Using Natural Language Processing and Machine Learning in the Fight Against Invasive Species

Natural language processing and machine learning may seem like unlikely weapons in the fight against invasive species, but for the Great Lakes Commission (GLC), they are key to understanding the scope of the problem.

The Internet has enabled all kinds of criminal activity, from the distribution of destructive malware to the buying and selling of stolen goods. Many of these crimes go unnoticed by the public, and yet they can have a devastating and long-lasting impact on our world. One of these is the trafficking of invasive species. So when the Great Lakes Commission (GLC) approached RightBrain Networks with a proposal for a web-crawling application that could help curb the sale of invasive species through awareness, we were happy to help.

An invasive species is any kind of living organism that’s not native to an environment and can cause harm by spreading aggressively. Unfortunately, due to the lack of surveillance, the Internet has become an efficient pathway to traffic thousands of invasive species, sometimes illegally.
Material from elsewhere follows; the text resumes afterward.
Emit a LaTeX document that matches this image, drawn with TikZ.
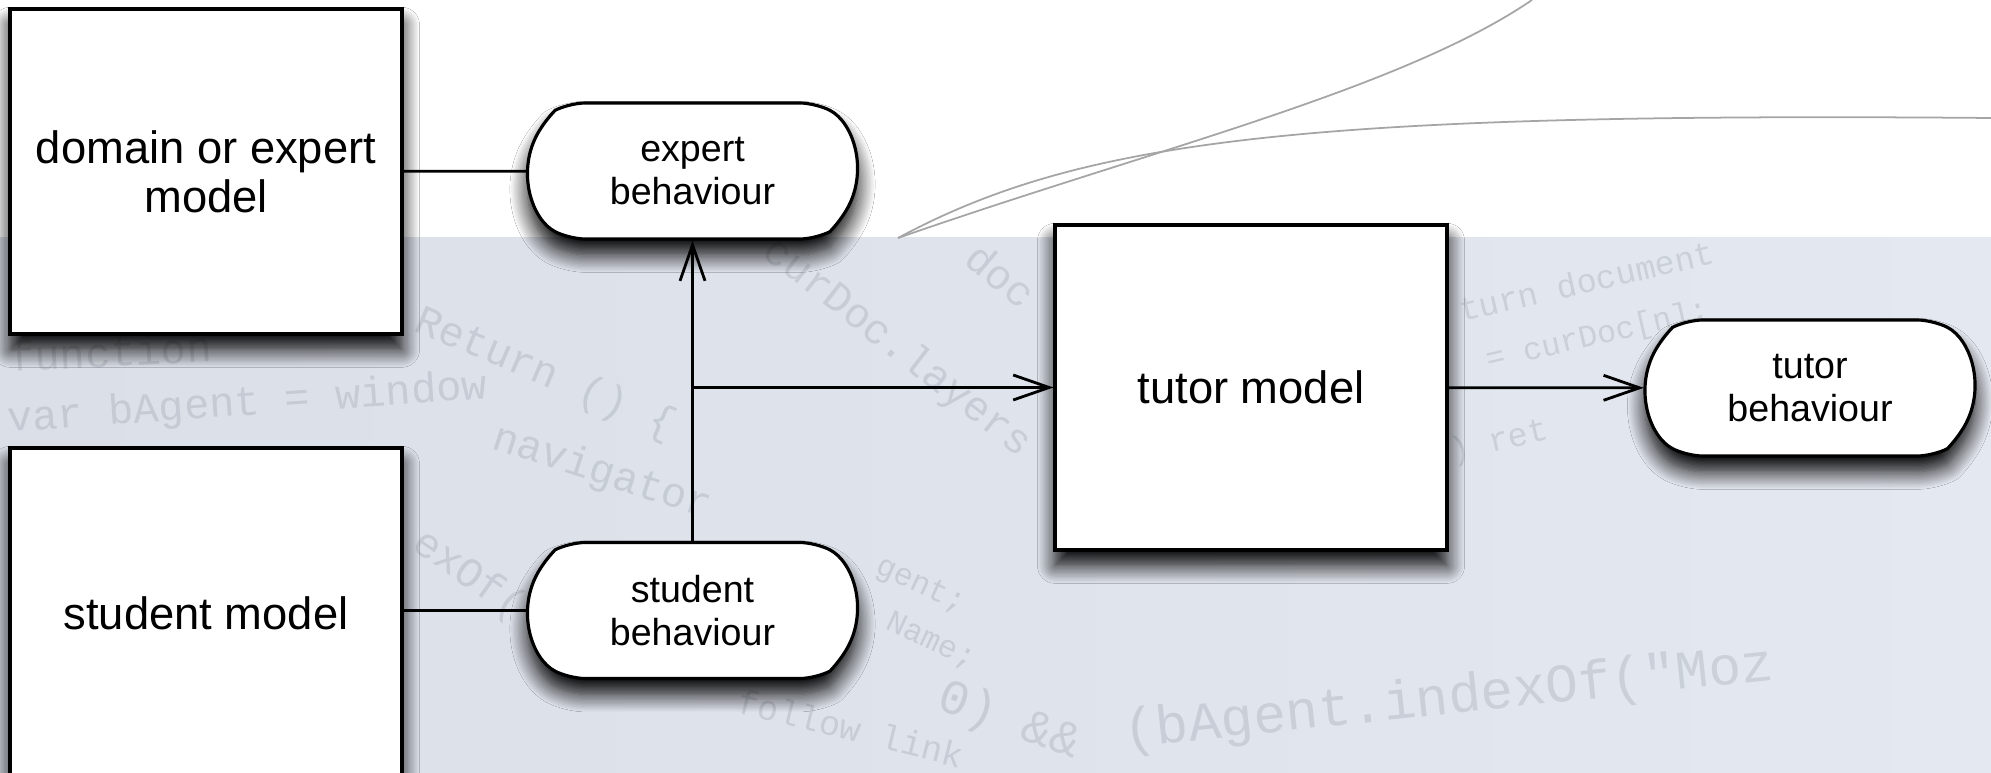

These transactions can result in destructive organisms being released into sewers, rivers and lakes, where they can destroy native plants and animals.

One of the environmental agencies at the forefront of the fight against invasive species is the Great Lakes Commission (GLC). The GLC sought our help in building an intelligent web-crawling application that could capture information about the sales of aquatic invasive species (AIS) from across the Internet – a formidable challenge, but our software engineers were up for the task.

The result was the Great Lakes Detector of Invasive Aquatics in Trade (GLDIATR). GLDIATR scrapes the largest online marketplaces, which are largely unregulated and contain a wide variety of items for sale. The application uses APIs when available, crawling and scraping otherwise, to collect data from these marketplaces and extract text. GLDIATR also scrapes select search engines in order to capture data on sales from smaller businesses and individuals.

Key to the application’s success is the use of Natural Language Processing (NLP) and machine learning capabilities. NLP algorithms and processes break down sentence structure into forms a computer can understand. To streamline the application’s search and match capabilities, we programmed the NLP processes to remove irrelevant text, non-printable and specific special characters while still allowing for any misspelled words. This included all HTML markup and entities, CSS, and Javascript content. The NLP algorithms drive the matching process and prepare GLDIATR for machine learning.

The machine learning NLP algorithms capture parts of speech (POS) of interest and normalize words, allowing GLDIATR to intelligently process web pages with minimal human interaction or decision making. In addition, the machine intelligence capabilities allow GLDIATR to understand new data and events, and combine that with its knowledge of past data and events, to make intelligent predictions and decisions. In short, GLDIATR will become increasingly accurate with further use.

Initial results look promising. In its first month of operation, GLDIATR identified 200 unique websites and sellers offering 58 different invasive species for sale, demonstrating that GLDIATR has the capacity to provide a valuable service to the Great Lakes region. As a result, GLC plans to implement a coordinated outreach and enforcement effort targeted to a subset of high-priority species with a goal of achieving a significant reduction in the availability of those species in the marketplace.